To decrease this size run a full load and use the storage management task to only allow 1 version.
Also this rollup feature may be able to reduce the size.
It does not apply to the SQL Storage type though.
Hi Thomas,
Thanks for the quick reply, I'm only wondering. Is it intended to work like this?
I understand the purpose of the PK table. But if you save the last 2 loads/batches in this PK table should be enough right?
Is it really needed to save all primary keys for every load/batch?
Hi Bas,
I expect having older PK states would be useful for replaying history. This way the ODX replaces the “type 2 every field in every table” approach. Handle deletes and updates are quite expensive in performance, so they are not useful for every table generally.
Hi @rory.smith,
Replaying history can be a reason to save the PK's for all batches. I know that this option is quite expensive in performance. But I didn't know all PK's for all batches are saved.
Nevertheless, it would be great if we have the option to choose how many batches need to be saved in the PK tables. Maybe the storage management task can be used for this. This way we can save a lot of disk space for the PK tables.
Hi @bas.hopstaken ,
I agree: Storage Management tasks should have an option to clean the _PK tables (as this could be quite expensive). I would intuitively expect those tasks to also clean that up I think.

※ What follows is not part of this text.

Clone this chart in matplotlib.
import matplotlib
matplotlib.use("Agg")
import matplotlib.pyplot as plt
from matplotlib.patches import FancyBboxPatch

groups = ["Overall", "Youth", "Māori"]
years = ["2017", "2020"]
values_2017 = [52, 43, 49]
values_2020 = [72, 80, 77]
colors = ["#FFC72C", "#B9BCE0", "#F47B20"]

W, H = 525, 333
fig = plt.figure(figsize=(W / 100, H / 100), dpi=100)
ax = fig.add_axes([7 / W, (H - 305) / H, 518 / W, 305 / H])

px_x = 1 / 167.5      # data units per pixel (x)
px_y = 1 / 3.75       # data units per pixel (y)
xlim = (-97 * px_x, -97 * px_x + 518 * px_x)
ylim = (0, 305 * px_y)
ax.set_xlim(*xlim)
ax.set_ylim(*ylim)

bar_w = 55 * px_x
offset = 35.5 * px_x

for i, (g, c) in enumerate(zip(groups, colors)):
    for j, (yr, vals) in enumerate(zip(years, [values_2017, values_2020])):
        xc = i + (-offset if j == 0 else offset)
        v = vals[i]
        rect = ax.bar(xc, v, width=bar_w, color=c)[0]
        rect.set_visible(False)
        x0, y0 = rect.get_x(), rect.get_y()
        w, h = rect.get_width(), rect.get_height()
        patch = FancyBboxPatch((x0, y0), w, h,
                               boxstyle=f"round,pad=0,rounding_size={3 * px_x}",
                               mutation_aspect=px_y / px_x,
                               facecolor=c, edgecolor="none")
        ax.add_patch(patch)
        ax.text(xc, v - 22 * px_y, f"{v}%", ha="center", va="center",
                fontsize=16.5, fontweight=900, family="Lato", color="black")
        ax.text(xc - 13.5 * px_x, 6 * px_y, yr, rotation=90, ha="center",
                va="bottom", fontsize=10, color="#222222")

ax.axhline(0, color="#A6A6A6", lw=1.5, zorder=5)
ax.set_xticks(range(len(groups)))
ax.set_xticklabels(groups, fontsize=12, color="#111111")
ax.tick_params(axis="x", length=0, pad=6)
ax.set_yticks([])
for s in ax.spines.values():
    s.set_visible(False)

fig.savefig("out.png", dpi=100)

Please post and upvote this in the idea section. Many thanks!
Hi All,
We are running into the same issue. The size of the PK table is absolutely ridiculous compared to the table it is being used for. Is there any progress on cleaning the PK table from TX?
Hi all,
As a temporary workaround, I've created a dynamic SQL script to truncate all ‘PK’ tables:
-- Create a cursor to loop through table names DECLARE table_cursor CURSOR FOR SELECT table_name , table_schema FROM information_schema.tables a WHERE TABLE_TYPE = 'BASE TABLE' AND table_name LIKE '%_PK_%'
-- Loop through the tables and generate TRUNCATE TABLE statements OPEN table_cursor FETCH NEXT FROM table_cursor INTO @TableName, @TableSchema
WHILE @@FETCH_STATUS = 0 BEGIN SET @SQL = 'TRUNCATE TABLE ' + @TableSchema +'.l' + @TableName + ']' EXEC sp_executesql @SQL
FETCH NEXT FROM table_cursor INTO @TableName, @TableSchema END
-- Close and deallocate the cursor CLOSE table_cursor DEALLOCATE table_cursor
Please be aware: Do not run this script while reloads are running.

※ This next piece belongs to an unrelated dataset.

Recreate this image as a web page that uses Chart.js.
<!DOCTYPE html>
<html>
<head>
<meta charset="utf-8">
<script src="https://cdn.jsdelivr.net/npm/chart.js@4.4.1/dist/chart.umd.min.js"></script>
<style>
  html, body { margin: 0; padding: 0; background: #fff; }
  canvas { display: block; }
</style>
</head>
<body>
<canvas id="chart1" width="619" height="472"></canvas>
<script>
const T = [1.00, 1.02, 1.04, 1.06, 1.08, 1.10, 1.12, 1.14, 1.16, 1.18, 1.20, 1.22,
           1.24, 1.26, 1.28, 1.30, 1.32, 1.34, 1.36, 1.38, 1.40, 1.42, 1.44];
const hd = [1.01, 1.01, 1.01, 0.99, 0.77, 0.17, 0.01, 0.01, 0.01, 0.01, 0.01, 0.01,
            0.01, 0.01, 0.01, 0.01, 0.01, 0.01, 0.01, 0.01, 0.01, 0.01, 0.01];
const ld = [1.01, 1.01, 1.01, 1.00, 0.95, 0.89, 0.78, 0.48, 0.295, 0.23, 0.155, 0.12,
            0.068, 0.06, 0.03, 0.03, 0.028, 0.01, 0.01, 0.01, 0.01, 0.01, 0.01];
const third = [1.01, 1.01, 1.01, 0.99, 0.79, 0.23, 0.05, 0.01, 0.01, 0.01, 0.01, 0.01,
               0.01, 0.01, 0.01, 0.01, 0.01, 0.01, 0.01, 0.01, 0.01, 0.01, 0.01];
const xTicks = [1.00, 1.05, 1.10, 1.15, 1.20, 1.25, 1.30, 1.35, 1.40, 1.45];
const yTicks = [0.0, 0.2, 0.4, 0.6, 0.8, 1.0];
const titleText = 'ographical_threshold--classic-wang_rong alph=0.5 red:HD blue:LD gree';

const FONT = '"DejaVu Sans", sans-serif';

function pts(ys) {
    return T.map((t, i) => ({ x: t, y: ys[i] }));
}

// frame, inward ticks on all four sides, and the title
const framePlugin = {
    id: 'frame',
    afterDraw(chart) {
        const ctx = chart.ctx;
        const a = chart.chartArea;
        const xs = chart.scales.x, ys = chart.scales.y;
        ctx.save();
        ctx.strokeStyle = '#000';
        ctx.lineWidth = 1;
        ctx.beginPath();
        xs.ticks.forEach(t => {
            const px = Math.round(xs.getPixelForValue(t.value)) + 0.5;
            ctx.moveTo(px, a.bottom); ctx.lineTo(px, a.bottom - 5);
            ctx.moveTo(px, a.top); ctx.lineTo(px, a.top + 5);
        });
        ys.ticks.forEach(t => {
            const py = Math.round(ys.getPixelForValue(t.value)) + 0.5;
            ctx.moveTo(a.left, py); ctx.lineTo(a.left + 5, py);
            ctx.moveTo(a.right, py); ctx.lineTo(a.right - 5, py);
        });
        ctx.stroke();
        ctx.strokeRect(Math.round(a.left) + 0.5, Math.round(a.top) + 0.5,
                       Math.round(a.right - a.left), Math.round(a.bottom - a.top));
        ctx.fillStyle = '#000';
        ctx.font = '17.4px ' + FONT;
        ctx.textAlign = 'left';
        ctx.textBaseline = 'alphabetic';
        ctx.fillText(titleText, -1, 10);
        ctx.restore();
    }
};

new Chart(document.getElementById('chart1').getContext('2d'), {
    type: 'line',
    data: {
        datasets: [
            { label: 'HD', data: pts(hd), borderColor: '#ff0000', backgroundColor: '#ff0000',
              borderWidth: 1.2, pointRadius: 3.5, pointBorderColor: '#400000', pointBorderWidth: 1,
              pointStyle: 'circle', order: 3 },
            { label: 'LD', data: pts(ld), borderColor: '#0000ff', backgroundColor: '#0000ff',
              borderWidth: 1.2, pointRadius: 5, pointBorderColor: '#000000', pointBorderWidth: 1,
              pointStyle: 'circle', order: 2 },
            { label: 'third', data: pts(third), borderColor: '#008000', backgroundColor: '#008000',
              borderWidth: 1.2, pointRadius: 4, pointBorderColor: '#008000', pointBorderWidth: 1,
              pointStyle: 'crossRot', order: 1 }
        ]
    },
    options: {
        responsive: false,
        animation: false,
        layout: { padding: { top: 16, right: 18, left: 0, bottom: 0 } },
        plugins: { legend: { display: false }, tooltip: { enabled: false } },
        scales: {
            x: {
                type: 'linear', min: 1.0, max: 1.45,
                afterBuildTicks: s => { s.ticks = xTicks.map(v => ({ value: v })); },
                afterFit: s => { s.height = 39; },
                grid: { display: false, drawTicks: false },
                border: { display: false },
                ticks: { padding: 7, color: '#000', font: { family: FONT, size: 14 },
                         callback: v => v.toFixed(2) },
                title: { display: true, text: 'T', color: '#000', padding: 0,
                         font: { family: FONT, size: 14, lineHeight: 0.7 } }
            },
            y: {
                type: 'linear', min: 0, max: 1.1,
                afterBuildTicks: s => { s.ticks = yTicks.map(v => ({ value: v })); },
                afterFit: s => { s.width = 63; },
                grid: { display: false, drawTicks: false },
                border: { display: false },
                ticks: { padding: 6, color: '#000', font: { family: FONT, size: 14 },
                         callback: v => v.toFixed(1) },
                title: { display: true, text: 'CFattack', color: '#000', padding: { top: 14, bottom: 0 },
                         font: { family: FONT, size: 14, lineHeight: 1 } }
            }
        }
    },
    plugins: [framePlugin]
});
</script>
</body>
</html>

I created a idea for this a while ago:
Let's upvote this idea and hope it will be implemented quickly.
Hi @bas.hopstaken ,
you are dropping the whole _PK set here right? Does that not destroy the deletion handling / PK updating feature? I would only drop everything older than the last state, but that is probably an expensive deletion and might require index maintenance.
As the _PK table seems to be required only for table-internal processing, you should be able to post-script on the _PK table after cleanse without (b)locking other processes. Depending on process duration you might either do a simple post-process or run weeken maintenance or something like that.
I would really like to know what the reasoning behind storing all the states is, as I cannot imagine actually using the data without writing a whole load of complex SQL in some kind of disaster recovery scenario.